The story never ran, but later that year, she was alarmed when an item turned up on a website.

Perhaps seeking to pre-empt defence claims that she was in urgent need of a massive pay-out, Daniels said that she was in the best financial shape of her life, directing 10 films a year when she authorised her manager to shop her story during the 2016 presidential election cycle.

She said she had no intent of approaching Cohen or Trump to have them pay her for her story.

“My motivation wasn’t money,” she said. “It was to get the story out,” she said.

But Ms Necheles zeroed in on that point, pressing Daniels on the fact that she owes Trump hundreds of thousands of dollars in legal fees stemming from an unsuccessful defamation lawsuit and that she tweeted in 2022 that she “will go to jail before I pay a penny”.

“That was me saying, ‘I will not pay for telling the truth,’” Daniels said on Tuesday.

She later forcefully denied that she was trying to squeeze Trump for money.

“You were looking to extort money from President Trump,” Ms Necheles said.

“False,” Daniels responded.

“Well, that’s what you did,” the lawyer said.

“False,” Daniels answered.

Daniels was expected to return to the witness stand on Thursday when the trial resumes.

Evidence has made clear that at the time of the payment to Daniels on October 7 2016, Trump and his campaign were reeling from the publication of the never-before-seen 2005 Access Hollywood footage, in which he boasted about grabbing women’s genitals without their permission.

Trump spoke with Cohen and Hope Hicks, his campaign’s press secretary, by phone the next day as they sought to limit damage from the tape and keep his alleged affairs out of the press, according to evidence.

Before that video was made public, “there was very little, if any, interest” in her claims, according to evidence earlier in the trial from her then-lawyer, Keith Davidson.

A deal was reached with the National Enquirer for Daniels’ story, but the tabloid backed out.

Mr Davidson began negotiating with Cohen directly, hiked up the price to 130,000 dollars, and reached a deal.

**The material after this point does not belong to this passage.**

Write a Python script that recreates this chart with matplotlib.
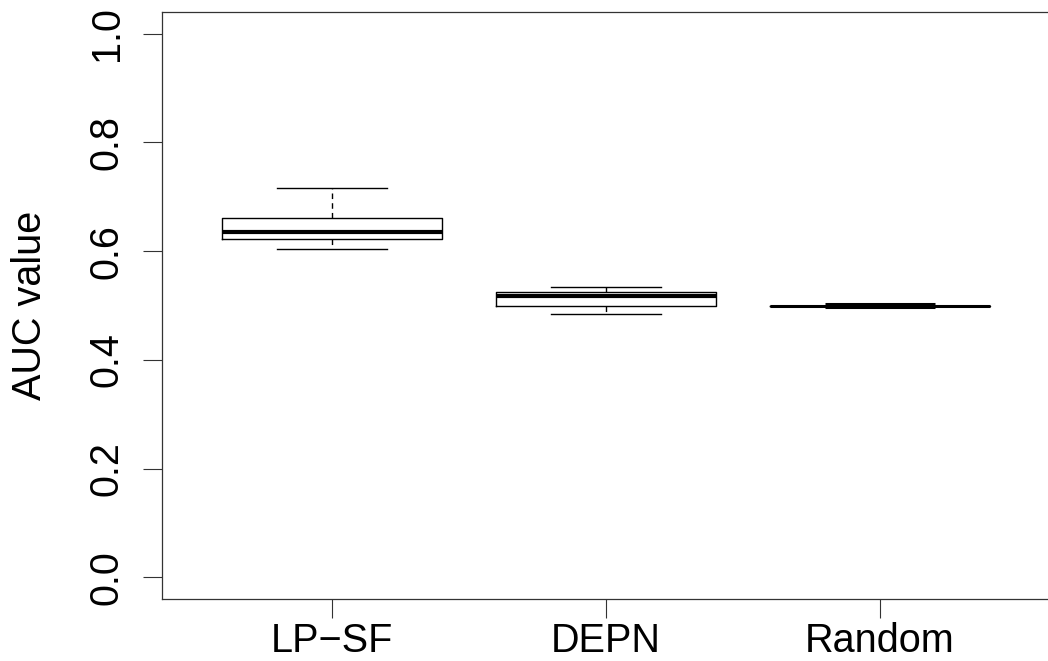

After the deadline for the 130,000 dollar payment from Cohen came and went, Daniels authorised Mr Davidson to cancel the deal.

He did, by email, according to documents shown in court, but about two weeks later, the deal was revived.

Daniels testified that she ended up with about 96,000 dollars of the 130,000 dollar payment, after her lawyer and agent got their cuts.

She also said she was steadfast in abiding by her nondisclosure agreement with Cohen, declining to comment to The Wall Street Journal for a November 2016 story that reported she had been in discussions to tell her story on Good Morning America but that nothing had come of it.

She also declined when the newspaper asked her for comment before it broke the news of her hush money arrangement in 2018.

After that story was published, her life turned into “chaos”, she said.

“I was front and foremost everywhere,” she recalled.

Prosecutors are building toward their star witness, Cohen, who pleaded guilty to federal charges related to the hush money payments.

Trump is charged with 34 felony counts of falsifying business records in connection with the hush money payments.

The trial is the first of his four criminal cases to reach a jury.